◆ TASK DESCRIPTION: Transcribe the material exactly. Images do not belong in the copy.

◆ DATA:
★ ★ ★ ★ ★ ★ ★

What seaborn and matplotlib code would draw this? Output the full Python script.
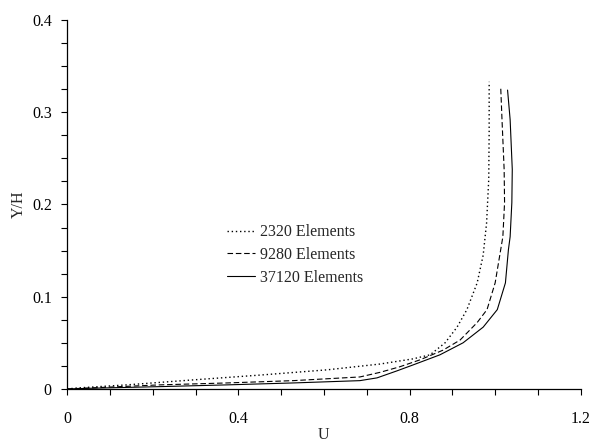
import matplotlib
matplotlib.use("Agg")
import matplotlib.pyplot as plt
import seaborn as sns
import pandas as pd
from matplotlib.ticker import MultipleLocator

# Data (U, Y/H)
u_2320 = [0.0, 0.022, 0.139, 0.294, 0.45, 0.607, 0.731, 0.808, 0.848, 0.883, 0.911, 0.934, 0.958, 0.972, 0.980, 0.985, 0.986, 0.986]
y_2320 = [0.0, 0.001, 0.0044, 0.0098, 0.015, 0.0207, 0.027, 0.0326, 0.037, 0.050, 0.067, 0.086, 0.115, 0.145, 0.18, 0.227, 0.28, 0.333]

u_9280 = [0.0, 0.06, 0.216, 0.373, 0.528, 0.684, 0.731, 0.777, 0.824, 0.878, 0.918, 0.958, 0.981, 1.0, 1.009, 1.018, 1.022, 1.021, 1.016, 1.013]
y_9280 = [0.0, 0.0012, 0.0044, 0.0065, 0.009, 0.013, 0.018, 0.024, 0.0315, 0.042, 0.053, 0.072, 0.086, 0.115, 0.140, 0.165, 0.202, 0.238, 0.292, 0.327]

u_37120 = [0.0, 0.06, 0.216, 0.373, 0.528, 0.684, 0.724, 0.77, 0.808, 0.871, 0.925, 0.972, 1.005, 1.024, 1.031, 1.035, 1.039, 1.040, 1.035, 1.029]
y_37120 = [0.0, 0.0008, 0.0025, 0.0044, 0.0065, 0.009, 0.012, 0.0195, 0.026, 0.037, 0.050, 0.067, 0.086, 0.115, 0.151, 0.165, 0.202, 0.238, 0.292, 0.324]

labels = ["2320 Elements", "9280 Elements", "37120 Elements"]
x_ticks = [0, 0.4, 0.8, 1.2]
x_tick_labels = ["0", "0.4", "0.8", "1.2"]
y_ticks = [0, 0.1, 0.2, 0.3, 0.4]
y_tick_labels = ["0", "0.1", "0.2", "0.3", "0.4"]

frames = []
for lab, u, y in zip(labels, [u_2320, u_9280, u_37120], [y_2320, y_9280, y_37120]):
    frames.append(pd.DataFrame({"U": u, "Y": y, "mesh": lab}))
df = pd.concat(frames, ignore_index=True)

sns.set_style("ticks")
plt.rcParams["font.family"] = ["Liberation Serif", "DejaVu Serif"]
FS = 11.5
plt.rcParams["font.size"] = FS

fig = plt.figure(figsize=(5.89, 4.44), dpi=100)
ax = fig.add_axes([0.114, 0.124, 0.872, 0.831])

styles = {"2320 Elements": ((0, (1, 2)), 1.0),
          "9280 Elements": ((0, (5, 2.5)), 0.8),
          "37120 Elements": ("-", 0.8)}

for lab in labels:
    sub = df[df["mesh"] == lab]
    ls, lw = styles[lab]
    sns.lineplot(data=sub, x="U", y="Y", sort=False, estimator=None,
                 color="black", linewidth=lw, ax=ax, label=lab)
    ax.lines[-1].set_linestyle(ls)

ax.set_xlim(0, 1.2)
ax.set_ylim(0, 0.4)
ax.set_xticks(x_ticks)
ax.set_xticklabels(x_tick_labels)
ax.set_yticks(y_ticks)
ax.set_yticklabels(y_tick_labels)
ax.xaxis.set_minor_locator(MultipleLocator(0.1))
ax.yaxis.set_minor_locator(MultipleLocator(0.025))
ax.tick_params(axis="both", which="both", direction="out", length=4, width=0.8, colors="black")
ax.tick_params(axis="x", which="major", pad=12, labelsize=FS)
ax.tick_params(axis="y", which="major", pad=7, labelsize=FS)
for s in ["top", "right"]:
    ax.spines[s].set_visible(False)
for s in ["left", "bottom"]:
    ax.spines[s].set_linewidth(0.9)
    ax.spines[s].set_color("black")

ax.set_xlabel("U", fontsize=FS, labelpad=0)
ax.set_ylabel("Y/H", fontsize=FS, labelpad=4)

leg = ax.legend(loc="upper left", bbox_to_anchor=(0.295, 0.468), frameon=False,
                handlelength=1.8, handletextpad=0.3, labelspacing=0.42,
                borderpad=0, fontsize=FS)

fig.savefig("out.png", dpi=100)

★ ★ ★ ★ ★ ★ ★

◆ WORKED ANSWER:
What seaborn and matplotlib code would draw this? Output the full Python script.
import matplotlib
matplotlib.use("Agg")
import matplotlib.pyplot as plt
import seaborn as sns
import pandas as pd
from matplotlib.ticker import MultipleLocator

# Data (U, Y/H)
u_2320 = [0.0, 0.022, 0.139, 0.294, 0.45, 0.607, 0.731, 0.808, 0.848, 0.883, 0.911, 0.934, 0.958, 0.972, 0.980, 0.985, 0.986, 0.986]
y_2320 = [0.0, 0.001, 0.0044, 0.0098, 0.015, 0.0207, 0.027, 0.0326, 0.037, 0.050, 0.067, 0.086, 0.115, 0.145, 0.18, 0.227, 0.28, 0.333]

u_9280 = [0.0, 0.06, 0.216, 0.373, 0.528, 0.684, 0.731, 0.777, 0.824, 0.878, 0.918, 0.958, 0.981, 1.0, 1.009, 1.018, 1.022, 1.021, 1.016, 1.013]
y_9280 = [0.0, 0.0012, 0.0044, 0.0065, 0.009, 0.013, 0.018, 0.024, 0.0315, 0.042, 0.053, 0.072, 0.086, 0.115, 0.140, 0.165, 0.202, 0.238, 0.292, 0.327]

u_37120 = [0.0, 0.06, 0.216, 0.373, 0.528, 0.684, 0.724, 0.77, 0.808, 0.871, 0.925, 0.972, 1.005, 1.024, 1.031, 1.035, 1.039, 1.040, 1.035, 1.029]
y_37120 = [0.0, 0.0008, 0.0025, 0.0044, 0.0065, 0.009, 0.012, 0.0195, 0.026, 0.037, 0.050, 0.067, 0.086, 0.115, 0.151, 0.165, 0.202, 0.238, 0.292, 0.324]

labels = ["2320 Elements", "9280 Elements", "37120 Elements"]
x_ticks = [0, 0.4, 0.8, 1.2]
x_tick_labels = ["0", "0.4", "0.8", "1.2"]
y_ticks = [0, 0.1, 0.2, 0.3, 0.4]
y_tick_labels = ["0", "0.1", "0.2", "0.3", "0.4"]

frames = []
for lab, u, y in zip(labels, [u_2320, u_9280, u_37120], [y_2320, y_9280, y_37120]):
    frames.append(pd.DataFrame({"U": u, "Y": y, "mesh": lab}))
df = pd.concat(frames, ignore_index=True)

sns.set_style("ticks")
plt.rcParams["font.family"] = ["Liberation Serif", "DejaVu Serif"]
FS = 11.5
plt.rcParams["font.size"] = FS

fig = plt.figure(figsize=(5.89, 4.44), dpi=100)
ax = fig.add_axes([0.114, 0.124, 0.872, 0.831])

styles = {"2320 Elements": ((0, (1, 2)), 1.0),
          "9280 Elements": ((0, (5, 2.5)), 0.8),
          "37120 Elements": ("-", 0.8)}

for lab in labels:
    sub = df[df["mesh"] == lab]
    ls, lw = styles[lab]
    sns.lineplot(data=sub, x="U", y="Y", sort=False, estimator=None,
                 color="black", linewidth=lw, ax=ax, label=lab)
    ax.lines[-1].set_linestyle(ls)

ax.set_xlim(0, 1.2)
ax.set_ylim(0, 0.4)
ax.set_xticks(x_ticks)
ax.set_xticklabels(x_tick_labels)
ax.set_yticks(y_ticks)
ax.set_yticklabels(y_tick_labels)
ax.xaxis.set_minor_locator(MultipleLocator(0.1))
ax.yaxis.set_minor_locator(MultipleLocator(0.025))
ax.tick_params(axis="both", which="both", direction="out", length=4, width=0.8, colors="black")
ax.tick_params(axis="x", which="major", pad=12, labelsize=FS)
ax.tick_params(axis="y", which="major", pad=7, labelsize=FS)
for s in ["top", "right"]:
    ax.spines[s].set_visible(False)
for s in ["left", "bottom"]:
    ax.spines[s].set_linewidth(0.9)
    ax.spines[s].set_color("black")

ax.set_xlabel("U", fontsize=FS, labelpad=0)
ax.set_ylabel("Y/H", fontsize=FS, labelpad=4)

leg = ax.legend(loc="upper left", bbox_to_anchor=(0.295, 0.468), frameon=False,
                handlelength=1.8, handletextpad=0.3, labelspacing=0.42,
                borderpad=0, fontsize=FS)

fig.savefig("out.png", dpi=100)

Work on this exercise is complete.